Pros of Conducting a Technology and IT Infrastructure Assessment:

  • Identifies Technology-Related Integration Risks and Costs: Uncovering potential integration challenges early on allows for proactive planning and accurate budgeting, preventing costly surprises down the line.
  • Reveals Cybersecurity Vulnerabilities Before They Become Liabilities: Addressing cybersecurity gaps before the acquisition minimizes the risk of data breaches and reputational damage.
  • Assesses Technology's Role in Competitive Advantage: Understanding the target company's technological strengths and weaknesses helps determine its competitive positioning and potential for future innovation.
  • Helps Plan Post-Acquisition Technology Roadmap: The assessment informs the development of a comprehensive technology roadmap for integrating systems and leveraging technology for growth.

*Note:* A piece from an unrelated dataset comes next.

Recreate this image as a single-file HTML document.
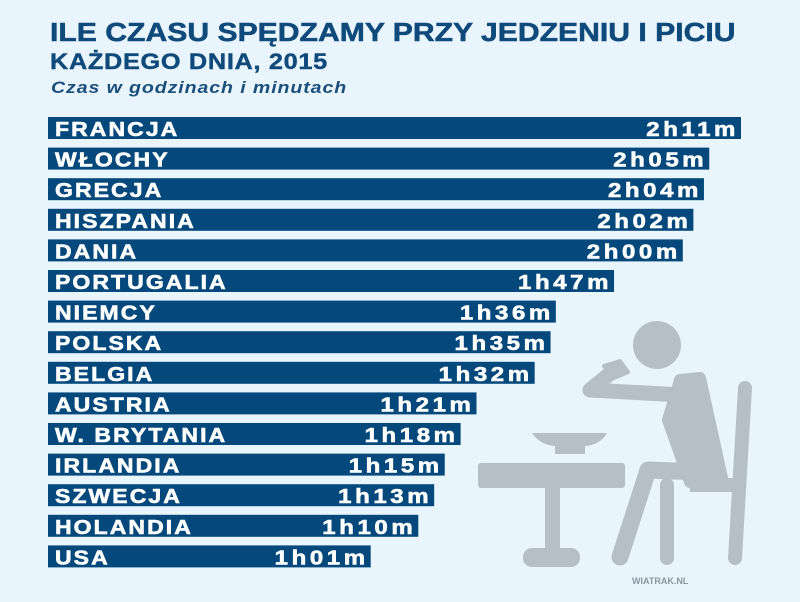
<!DOCTYPE html>
<html><head><meta charset="utf-8"><style>
body{margin:0;width:800px;height:597px;background:#e9f5fd;overflow:hidden;font-family:"Liberation Sans",Arial,sans-serif}
</style></head><body>
<svg width="800" height="597">
<text transform="translate(50,41) scale(1.16,1)" font-size="26" font-weight="bold" fill="#0f4a7b" stroke="#0f4a7b" stroke-width="0.5">ILE CZASU SPĘDZAMY PRZY JEDZENIU I PICIU</text>
<text transform="translate(50,69) scale(1.15,1)" font-size="22" font-weight="bold" fill="#0f4a7b" letter-spacing="0.6" stroke="#0f4a7b" stroke-width="0.4">KAŻDEGO DNIA, 2015</text>
<text transform="translate(51,93) scale(1.15,1)" font-size="17" font-weight="bold" font-style="italic" fill="#1a4f7c" letter-spacing="0.8">Czas w godzinach i minutach</text>
<g fill="#b5bfc8" stroke="#b5bfc8" stroke-linecap="round" stroke-linejoin="round">
<circle cx="657" cy="345" r="24" stroke="none"/>
<rect x="478" y="463" width="147" height="25" rx="3" stroke="none"/>
<rect x="545" y="486" width="15" height="64" stroke="none"/>
<rect x="523" y="548" width="57" height="19" rx="9" stroke="none"/>
<path d="M532 433 L607 433 Q600 445 585 446 L585 454 L555 454 L555 446 Q540 445 532 433Z" stroke="none"/>
<path d="M604 366 L620 361 L628 372 L614 378Z" stroke-width="4"/>
<line x1="745" y1="388" x2="735" y2="558" stroke-width="14"/>
<rect x="690" y="478" width="55" height="14" stroke="none"/>
<line x1="667" y1="485" x2="667" y2="558" stroke-width="14"/>
<path d="M680 380 L700 378 L722 478 L690 482 L668 420Z" stroke-width="12"/>
<polyline points="682,395 590,390 612,372" fill="none" stroke-width="15"/>
<polyline points="700,472 648,470 620,557" fill="none" stroke-width="17"/>
</g>
<text x="632" y="584" font-size="9" font-weight="bold" fill="#8a96a0">WIATRAK.NL</text>
<g id="bars"></g>
</svg>
<script>
const categories=["FRANCJA","WŁOCHY","GRECJA","HISZPANIA","DANIA","PORTUGALIA","NIEMCY","POLSKA","BELGIA","AUSTRIA","W. BRYTANIA","IRLANDIA","SZWECJA","HOLANDIA","USA"];
const minutes=[131,125,124,122,120,107,96,95,92,81,78,75,73,70,61];
const valueLabels=["2h11m","2h05m","2h04m","2h02m","2h00m","1h47m","1h36m","1h35m","1h32m","1h21m","1h18m","1h15m","1h13m","1h10m","1h01m"];
const NS="http://www.w3.org/2000/svg";
const g=document.getElementById('bars');
function xs(v){return 48+v*5.29;}
function ys(i){return 117+i*30.6;}
categories.forEach((c,i)=>{
 const y=ys(i),w=xs(minutes[i])-48;
 const r=document.createElementNS(NS,'rect');
 
 
 r.setAttribute('x',48);r.setAttribute('y',y);r.setAttribute('width',w);r.setAttribute('height',22);r.setAttribute('fill','#05497c');
 g.appendChild(r);
 const t=document.createElementNS(NS,'text');
 
 
 t.setAttribute('transform','translate(55,'+(y+19)+') scale(1.15,1)');t.setAttribute('font-size','20');t.setAttribute('font-weight','bold');t.setAttribute('fill','#fff');
 t.setAttribute('letter-spacing','1.8');t.setAttribute('stroke','#fff');t.setAttribute('stroke-width','0.6');
 t.textContent=c;g.appendChild(t);
 const v=document.createElementNS(NS,'text');
 
 
 v.setAttribute('transform','translate('+(xs(minutes[i])-2)+','+(y+19)+') scale(1.2,1)');v.setAttribute('text-anchor','end');v.setAttribute('font-size','20');v.setAttribute('font-weight','bold');v.setAttribute('fill','#fff');
 v.setAttribute('letter-spacing','3');v.setAttribute('stroke','#fff');v.setAttribute('stroke-width','0.6');
 v.textContent=valueLabels[i];g.appendChild(v);
});
</script>
</body></html>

Cons of Conducting a Technology and IT Infrastructure Assessment:

  • Requires Specialized Technical Expertise to Evaluate Properly: Engaging qualified IT professionals or consultants is essential for a thorough and accurate assessment.
  • Technology Landscapes Change Rapidly, Making Assessments Time-Sensitive: Assessments should be conducted as close to the acquisition date as possible to ensure relevance.
  • May Reveal Expensive System Upgrade or Replacement Needs: Discovering outdated or inefficient systems can necessitate significant investments in upgrades or replacements.
  • Integration Complexities May Be Difficult to Estimate Accurately: Despite thorough assessment, some integration challenges may only surface during the actual implementation process.

Examples of Successful Implementation:

Large technology companies consistently prioritize technology due diligence in their acquisition strategies. IBM, Cisco, and Microsoft are prime examples. IBM emphasizes cloud and AI capabilities, Cisco meticulously reviews technical architectures for its numerous acquisitions, and Microsoft's acquisition of GitHub included extensive analysis of code repositories and developer platforms.

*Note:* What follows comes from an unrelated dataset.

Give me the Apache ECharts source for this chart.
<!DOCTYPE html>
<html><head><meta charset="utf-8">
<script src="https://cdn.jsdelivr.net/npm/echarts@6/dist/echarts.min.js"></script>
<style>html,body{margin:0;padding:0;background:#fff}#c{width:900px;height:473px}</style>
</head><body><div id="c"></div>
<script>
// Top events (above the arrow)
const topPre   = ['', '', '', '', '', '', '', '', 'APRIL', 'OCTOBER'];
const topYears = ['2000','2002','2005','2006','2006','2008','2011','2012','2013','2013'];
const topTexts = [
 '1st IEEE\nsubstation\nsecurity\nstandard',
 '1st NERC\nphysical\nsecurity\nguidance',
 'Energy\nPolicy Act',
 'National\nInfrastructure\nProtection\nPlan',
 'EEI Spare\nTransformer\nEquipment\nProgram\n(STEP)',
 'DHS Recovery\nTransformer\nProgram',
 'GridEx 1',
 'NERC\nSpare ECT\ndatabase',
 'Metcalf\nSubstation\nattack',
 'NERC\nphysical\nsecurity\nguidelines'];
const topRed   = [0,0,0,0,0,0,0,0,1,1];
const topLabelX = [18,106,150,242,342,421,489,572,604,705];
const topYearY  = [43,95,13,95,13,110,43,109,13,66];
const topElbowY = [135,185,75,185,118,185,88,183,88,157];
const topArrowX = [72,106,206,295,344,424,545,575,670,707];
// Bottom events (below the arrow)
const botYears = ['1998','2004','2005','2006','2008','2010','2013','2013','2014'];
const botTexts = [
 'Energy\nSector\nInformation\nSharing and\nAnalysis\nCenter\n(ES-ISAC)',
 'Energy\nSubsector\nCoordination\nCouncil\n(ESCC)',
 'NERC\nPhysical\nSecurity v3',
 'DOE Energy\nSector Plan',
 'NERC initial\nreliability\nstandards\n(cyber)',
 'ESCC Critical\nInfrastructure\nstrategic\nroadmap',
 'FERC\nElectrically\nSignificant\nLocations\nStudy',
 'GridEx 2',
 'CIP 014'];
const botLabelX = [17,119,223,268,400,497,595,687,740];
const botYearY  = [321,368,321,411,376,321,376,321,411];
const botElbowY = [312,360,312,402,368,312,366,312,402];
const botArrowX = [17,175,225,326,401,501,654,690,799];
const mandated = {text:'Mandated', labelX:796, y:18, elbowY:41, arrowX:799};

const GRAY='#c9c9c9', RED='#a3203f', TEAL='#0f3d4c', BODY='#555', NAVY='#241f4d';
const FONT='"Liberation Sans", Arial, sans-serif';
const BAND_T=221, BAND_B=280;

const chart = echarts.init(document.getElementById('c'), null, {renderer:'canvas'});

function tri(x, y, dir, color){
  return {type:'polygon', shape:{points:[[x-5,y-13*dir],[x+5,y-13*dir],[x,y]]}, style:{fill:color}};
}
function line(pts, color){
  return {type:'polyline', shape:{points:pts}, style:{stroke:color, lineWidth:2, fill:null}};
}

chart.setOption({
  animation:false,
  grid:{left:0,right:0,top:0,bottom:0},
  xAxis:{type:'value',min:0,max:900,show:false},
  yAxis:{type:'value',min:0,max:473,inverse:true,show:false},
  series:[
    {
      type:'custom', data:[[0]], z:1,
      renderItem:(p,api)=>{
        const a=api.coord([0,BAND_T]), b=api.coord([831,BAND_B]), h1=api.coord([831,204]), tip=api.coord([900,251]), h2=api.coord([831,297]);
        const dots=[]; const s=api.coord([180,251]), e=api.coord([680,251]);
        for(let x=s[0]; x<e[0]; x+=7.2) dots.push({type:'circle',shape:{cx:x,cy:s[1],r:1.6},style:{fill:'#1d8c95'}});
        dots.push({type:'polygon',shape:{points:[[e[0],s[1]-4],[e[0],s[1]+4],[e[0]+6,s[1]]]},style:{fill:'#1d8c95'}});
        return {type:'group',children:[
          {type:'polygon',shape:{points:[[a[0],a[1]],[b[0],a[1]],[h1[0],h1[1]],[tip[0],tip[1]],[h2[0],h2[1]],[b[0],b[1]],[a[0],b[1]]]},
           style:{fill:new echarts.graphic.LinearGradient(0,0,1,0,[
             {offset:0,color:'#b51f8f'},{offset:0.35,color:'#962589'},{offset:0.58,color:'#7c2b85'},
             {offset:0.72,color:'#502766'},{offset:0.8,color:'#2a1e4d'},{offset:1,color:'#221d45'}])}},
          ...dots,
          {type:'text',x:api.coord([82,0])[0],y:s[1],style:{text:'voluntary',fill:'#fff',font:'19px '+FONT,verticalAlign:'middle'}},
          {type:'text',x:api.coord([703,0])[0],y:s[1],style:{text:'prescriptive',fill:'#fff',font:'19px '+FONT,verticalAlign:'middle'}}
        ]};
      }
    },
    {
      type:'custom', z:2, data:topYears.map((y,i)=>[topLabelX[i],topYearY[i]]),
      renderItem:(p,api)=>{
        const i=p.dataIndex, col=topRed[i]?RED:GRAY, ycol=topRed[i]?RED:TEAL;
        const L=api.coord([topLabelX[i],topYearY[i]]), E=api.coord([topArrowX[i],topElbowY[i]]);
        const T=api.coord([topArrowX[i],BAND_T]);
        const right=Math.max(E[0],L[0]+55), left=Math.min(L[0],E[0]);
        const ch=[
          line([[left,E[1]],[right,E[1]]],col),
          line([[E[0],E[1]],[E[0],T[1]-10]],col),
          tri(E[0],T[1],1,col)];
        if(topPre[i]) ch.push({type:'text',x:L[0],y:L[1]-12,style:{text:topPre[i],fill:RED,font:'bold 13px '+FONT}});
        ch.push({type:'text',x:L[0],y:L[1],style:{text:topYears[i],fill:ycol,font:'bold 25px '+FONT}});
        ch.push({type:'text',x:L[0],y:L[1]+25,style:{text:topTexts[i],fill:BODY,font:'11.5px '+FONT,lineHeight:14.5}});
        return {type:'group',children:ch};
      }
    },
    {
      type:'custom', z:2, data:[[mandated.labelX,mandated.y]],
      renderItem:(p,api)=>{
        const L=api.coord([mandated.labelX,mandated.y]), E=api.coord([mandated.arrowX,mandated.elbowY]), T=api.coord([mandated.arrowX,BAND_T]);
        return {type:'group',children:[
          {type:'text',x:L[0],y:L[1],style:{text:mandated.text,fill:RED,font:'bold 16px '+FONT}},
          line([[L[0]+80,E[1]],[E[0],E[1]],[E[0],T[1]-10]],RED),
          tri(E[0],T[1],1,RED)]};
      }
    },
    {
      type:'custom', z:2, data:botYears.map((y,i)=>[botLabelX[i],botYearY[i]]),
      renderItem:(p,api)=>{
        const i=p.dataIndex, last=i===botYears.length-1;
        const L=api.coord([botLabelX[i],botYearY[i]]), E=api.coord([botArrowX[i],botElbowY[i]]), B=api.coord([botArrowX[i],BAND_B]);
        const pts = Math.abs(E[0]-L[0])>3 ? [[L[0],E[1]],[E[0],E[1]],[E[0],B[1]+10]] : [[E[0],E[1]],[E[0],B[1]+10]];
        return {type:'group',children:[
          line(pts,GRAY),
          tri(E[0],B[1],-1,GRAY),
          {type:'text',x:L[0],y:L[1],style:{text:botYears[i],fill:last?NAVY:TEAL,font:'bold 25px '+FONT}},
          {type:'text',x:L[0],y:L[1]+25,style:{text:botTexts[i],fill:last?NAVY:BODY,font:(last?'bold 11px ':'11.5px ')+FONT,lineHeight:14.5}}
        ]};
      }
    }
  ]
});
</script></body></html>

Actionable Tips for Conducting a Technology and IT Infrastructure Assessment:

  • Engage experienced IT consultants or CTOs for a comprehensive technical evaluation.
  • Assess cybersecurity through penetration testing and vulnerability scans.
  • Review software licensing agreements for transfer restrictions.
  • Evaluate cloud infrastructure and digital transformation readiness.
  • Document technical debt and system modernization requirements.

This assessment is invaluable for any acquisition, particularly for technology-focused companies, businesses undergoing digital transformation, or those dealing with large volumes of sensitive data. Including it in your due diligence checklist template ensures you are fully informed about the target company's technological landscape, minimizing risks and maximizing the potential for a successful acquisition.

6. Human Resources and Cultural Due Diligence

Human resources and cultural due diligence is a crucial component of any comprehensive due diligence checklist template, particularly for mergers and acquisitions. It involves a deep dive into the target company's human capital, encompassing everything from organizational structure and compensation to the more nuanced aspects of company culture and employee relations. This in-depth assessment helps acquiring companies understand the "people" side of the business, enabling them to identify potential risks and opportunities related to the workforce and ultimately make informed decisions about the acquisition. Ignoring this critical aspect can lead to post-acquisition integration challenges, cultural clashes, loss of key talent, and ultimately, a diminished return on investment.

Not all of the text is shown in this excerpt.